Closer’s article describes Hollande riding across Paris on the back of a scooter to see his alleged lover. The weekly French tabloid, criticised in 2012 for publishing topless pictures of the Duchess of Cambridge, printed seven pages of photos of comings and goings outside a Paris apartment block to support its allegation.

“François Hollande greatly deplores the invasion of his privacy, to which he has a right as any other citizen does. He is studying what action, including legal action, to take following this publication,” a source in the president’s office said.

Closer has now removed all reference to the alleged relationship from its website, but has no intention of pulling the publication from news-stands.

While the French have long been indulgent of their leaders’ infidelities, the pictures were an unwelcome distraction for Hollande as he battles to revive the eurozone’s second largest economy and faces record low approval ratings in opinion polls.

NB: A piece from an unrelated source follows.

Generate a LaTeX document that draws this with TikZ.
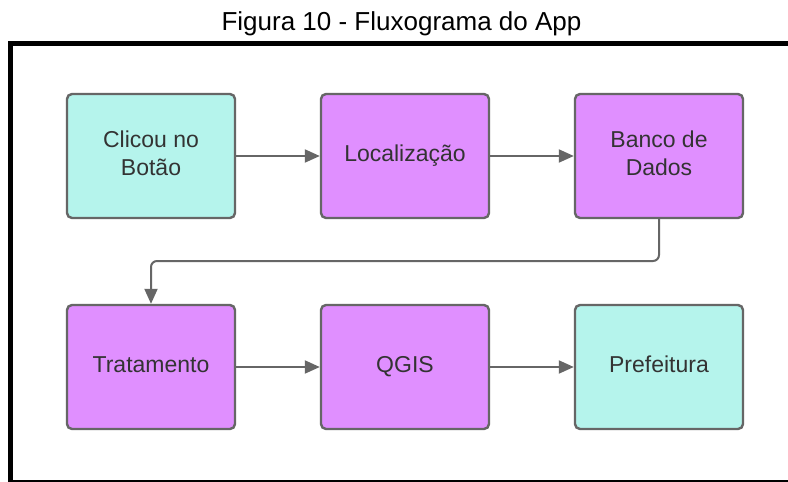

According to Closer, movie actress Gayet, 41, is seen arriving at the apartment block in Paris’s upmarket eighth arrondissement late at night.

The pictures then show the arrival of a man resembling Hollande’s bodyguard. A second man – which Closer said was Hollande – then arrives on the back of a scooter.

The figure is unidentifiable because he is wearing a black helmet.

Subsequent photos taken in the morning show the first man arriving with what Closer said was a bag of croissants, then the second man in a helmet emerging and jumping on the back of a scooter.

The woman resembling Gayet, who has acted in French films including the 2013 comedy Quai d’Orsay in which she plays a vampish diplomatic adviser in the foreign ministry, then comes out and heads down the street.

Gayet, a Socialist Party supporter, openly backed Hollande during the 2012 presidential race, describing him in one filmed interview as a man who was “fantastic” and “really ready to listen”.